When you want to see my version, click on the little triangle at the end of the word "Enabled", which should bring up the Disabled Case (somewhat Greyed-out). Right-click on "Disabled", click the downward triangle, and choose Enabled. Study the code and be sure you understand it, particularly how the parameters are calculated. Then run it.
If you take the time (maybe 30-45 minutes) to work through this yourself, carefully, you will learn a fair amount of LabVIEW, and will be able to practice what you already know.
Thanks for your pateience. I read all your replies again, tried what you said, and can understand the your code. The 'offset' parameter decides the start position of the wave. By coping and running it, I got a following result,
But the frequency problem is still here, if I set the frequency 1 HZ, the detected number is 5 HZ. I do know where is wrong..
Why are you putting a sampling frequency of 100 but only taking 20 samples in your original code? Did you duplicate the code exactly as Bob explained?

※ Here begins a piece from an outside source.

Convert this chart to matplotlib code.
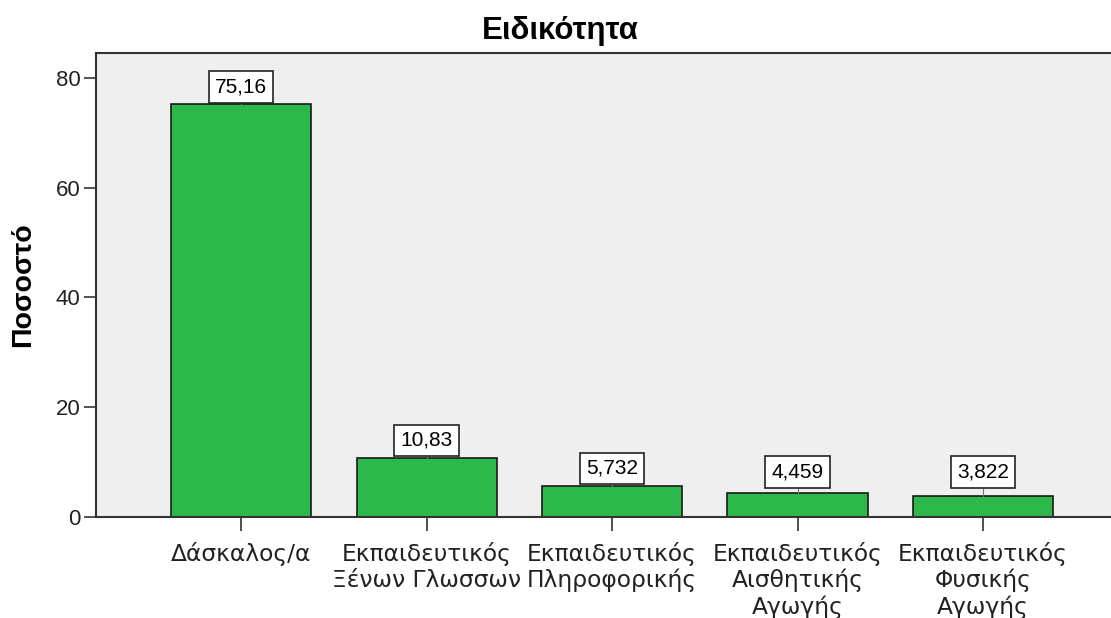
import numpy as np
import matplotlib
matplotlib.use("Agg")
import matplotlib.pyplot as plt

plt.rcParams["font.family"] = ["Liberation Sans", "DejaVu Sans"]

# data
categories = [
    "Δάσκαλος/α",
    "Εκπαιδευτικός\nΞένων Γλωσσων",
    "Εκπαιδευτικός\nΠληροφορικής",
    "Εκπαιδευτικός\nΑισθητικής\nΑγωγής",
    "Εκπαιδευτικός\nΦυσικής\nΑγωγής",
]
percent = [75.16, 10.83, 5.732, 4.459, 3.822]
value_labels = ["75,16", "10,83", "5,732", "4,459", "3,822"]
yticks = [0, 20, 40, 60, 80]

W, H = 1111, 618
fig = plt.figure(figsize=(W / 100, H / 100), dpi=100)

# plot area in pixels: left 96, top 53, bottom 517, runs past right edge
ax = fig.add_axes([96 / W, 1 - 517 / H, 1 - 96 / W, (517 - 53) / H])
ax.set_facecolor("#EFEFEF")

x = np.arange(len(categories))
ax.bar(x, percent, width=0.755, color="#2DB84B", edgecolor="#1a1a1a",
       linewidth=1.2, zorder=2)

ax.set_xlim(-0.782, 4.69)
ax.set_ylim(0, 84.5)

# value boxes above bars, with a short leader line
min_label = 5.1
for xi, v, lab in zip(x, percent, value_labels):
    y0 = max(v, min_label)
    ax.plot([xi, xi], [v, y0 + 0.3], color="#777777", lw=0.8, zorder=3)
    ax.annotate(lab, (xi, y0), xytext=(0, 5.5), textcoords="offset points",
                ha="center", va="bottom", fontsize=15, zorder=4,
                bbox=dict(boxstyle="square,pad=0.3", fc="white",
                          ec="#222222", lw=1.2))

ax.set_xticks(x)
ax.set_xticklabels(categories, fontsize=16.8, linespacing=1.15,
                   multialignment="center", family="DejaVu Sans",
                   color="#222222")
ax.set_yticks(yticks)
ax.set_yticklabels([str(t) for t in yticks], fontsize=16, color="#222222")
ax.tick_params(axis="y", length=9, width=1.2, pad=2, color="#333333")
ax.tick_params(axis="x", length=10, width=1.2, pad=8, color="#333333")

for side in ["left", "bottom", "top"]:
    ax.spines[side].set_linewidth(1.5)
    ax.spines[side].set_color("#333333")
ax.spines["right"].set_visible(False)

fig.text(560 / W, 1 - 39 / H, "Ειδικότητα", ha="center", va="baseline",
         fontsize=22.5, fontweight="bold")
fig.text(23 / W, 1 - 285 / H, "Ποσοστό", ha="center", va="center",
         rotation=90, fontsize=20.5, fontweight="bold")

fig.savefig("out.png", dpi=100)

Could you post a copy of the new code instead of a partial screenshot that shows the problem but gives us no clue as to why you have the problem (Bob's code gives very different results than yours).
When you mention the frequency from an oscilloscope, how are you measuring it?
Do you mean the sort of built-in measurements that some oscilloscopes offer, or are you reading the time-scale vs the number of pulses that you count?
I ask because we have quite a nice oscilloscope at work, but depending on the scaling and noise levels, sometimes it produces very curious readings for frequency...
I used its Auto Run function to measure the frequency. The frequency is right when I meausred wave from a function generator. So, I think my method to use the oscilloscope and the insturment should be right.